The request: Copy from the first line below down to and including the line with "i) => colors[i]);". Skip the pictures.
···
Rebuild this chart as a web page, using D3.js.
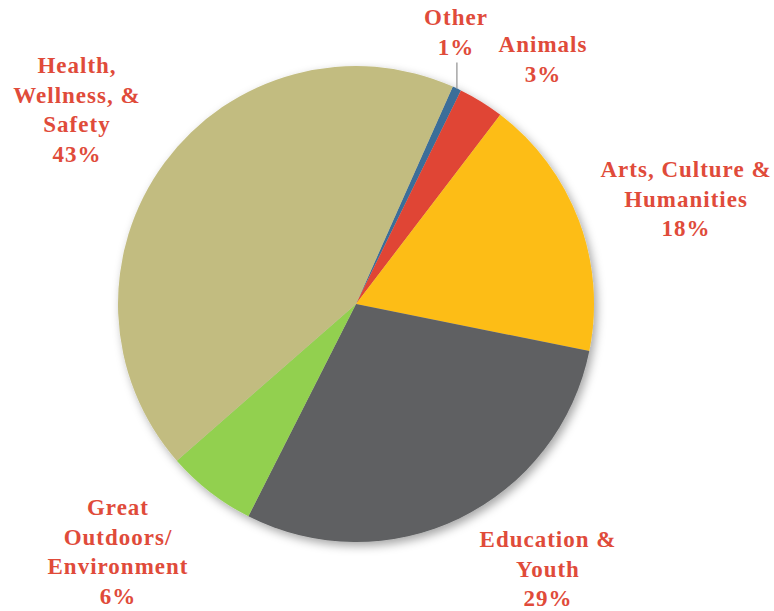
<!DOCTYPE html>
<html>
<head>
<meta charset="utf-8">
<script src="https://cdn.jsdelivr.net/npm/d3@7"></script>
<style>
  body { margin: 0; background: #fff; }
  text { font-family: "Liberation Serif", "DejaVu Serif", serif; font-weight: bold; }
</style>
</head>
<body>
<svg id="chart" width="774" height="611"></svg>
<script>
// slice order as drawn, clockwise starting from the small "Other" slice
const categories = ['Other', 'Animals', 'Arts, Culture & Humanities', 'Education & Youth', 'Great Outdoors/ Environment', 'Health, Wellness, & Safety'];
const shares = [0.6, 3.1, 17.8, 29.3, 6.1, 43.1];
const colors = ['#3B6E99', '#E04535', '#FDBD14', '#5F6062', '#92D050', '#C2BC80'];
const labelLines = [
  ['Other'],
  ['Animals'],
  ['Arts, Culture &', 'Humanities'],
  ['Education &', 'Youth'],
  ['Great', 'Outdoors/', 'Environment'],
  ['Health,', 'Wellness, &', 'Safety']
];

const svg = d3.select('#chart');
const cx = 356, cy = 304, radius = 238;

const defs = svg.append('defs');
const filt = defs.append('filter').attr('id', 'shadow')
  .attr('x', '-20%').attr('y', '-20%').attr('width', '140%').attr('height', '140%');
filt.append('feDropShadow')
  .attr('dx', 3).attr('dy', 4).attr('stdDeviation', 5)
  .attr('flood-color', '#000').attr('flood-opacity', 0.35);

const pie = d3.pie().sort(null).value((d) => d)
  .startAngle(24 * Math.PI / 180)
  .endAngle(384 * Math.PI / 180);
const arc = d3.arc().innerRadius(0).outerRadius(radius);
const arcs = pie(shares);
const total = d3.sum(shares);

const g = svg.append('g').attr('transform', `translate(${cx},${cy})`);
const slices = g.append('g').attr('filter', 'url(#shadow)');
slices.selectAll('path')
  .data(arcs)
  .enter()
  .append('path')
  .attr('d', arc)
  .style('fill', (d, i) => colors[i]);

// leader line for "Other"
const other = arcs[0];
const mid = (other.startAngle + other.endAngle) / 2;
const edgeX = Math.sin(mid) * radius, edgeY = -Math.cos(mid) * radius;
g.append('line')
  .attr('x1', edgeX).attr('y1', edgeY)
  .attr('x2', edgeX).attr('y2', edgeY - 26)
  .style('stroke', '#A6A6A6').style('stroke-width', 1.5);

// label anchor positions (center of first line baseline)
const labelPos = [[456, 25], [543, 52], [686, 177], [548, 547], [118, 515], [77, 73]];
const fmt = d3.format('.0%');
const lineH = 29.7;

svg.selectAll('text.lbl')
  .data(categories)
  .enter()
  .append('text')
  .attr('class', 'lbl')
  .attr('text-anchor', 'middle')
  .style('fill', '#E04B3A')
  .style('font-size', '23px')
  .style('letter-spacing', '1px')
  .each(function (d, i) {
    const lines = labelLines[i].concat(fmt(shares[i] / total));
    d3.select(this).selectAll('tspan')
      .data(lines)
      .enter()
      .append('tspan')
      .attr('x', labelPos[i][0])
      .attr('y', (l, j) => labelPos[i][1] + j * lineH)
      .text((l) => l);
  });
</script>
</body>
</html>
···
Written solution:
Rebuild this chart as a web page, using D3.js.
<!DOCTYPE html>
<html>
<head>
<meta charset="utf-8">
<script src="https://cdn.jsdelivr.net/npm/d3@7"></script>
<style>
  body { margin: 0; background: #fff; }
  text { font-family: "Liberation Serif", "DejaVu Serif", serif; font-weight: bold; }
</style>
</head>
<body>
<svg id="chart" width="774" height="611"></svg>
<script>
// slice order as drawn, clockwise starting from the small "Other" slice
const categories = ['Other', 'Animals', 'Arts, Culture & Humanities', 'Education & Youth', 'Great Outdoors/ Environment', 'Health, Wellness, & Safety'];
const shares = [0.6, 3.1, 17.8, 29.3, 6.1, 43.1];
const colors = ['#3B6E99', '#E04535', '#FDBD14', '#5F6062', '#92D050', '#C2BC80'];
const labelLines = [
  ['Other'],
  ['Animals'],
  ['Arts, Culture &', 'Humanities'],
  ['Education &', 'Youth'],
  ['Great', 'Outdoors/', 'Environment'],
  ['Health,', 'Wellness, &', 'Safety']
];

const svg = d3.select('#chart');
const cx = 356, cy = 304, radius = 238;

const defs = svg.append('defs');
const filt = defs.append('filter').attr('id', 'shadow')
  .attr('x', '-20%').attr('y', '-20%').attr('width', '140%').attr('height', '140%');
filt.append('feDropShadow')
  .attr('dx', 3).attr('dy', 4).attr('stdDeviation', 5)
  .attr('flood-color', '#000').attr('flood-opacity', 0.35);

const pie = d3.pie().sort(null).value((d) => d)
  .startAngle(24 * Math.PI / 180)
  .endAngle(384 * Math.PI / 180);
const arc = d3.arc().innerRadius(0).outerRadius(radius);
const arcs = pie(shares);
const total = d3.sum(shares);

const g = svg.append('g').attr('transform', `translate(${cx},${cy})`);
const slices = g.append('g').attr('filter', 'url(#shadow)');
slices.selectAll('path')
  .data(arcs)
  .enter()
  .append('path')
  .attr('d', arc)
  .style('fill', (d, i) => colors[i]);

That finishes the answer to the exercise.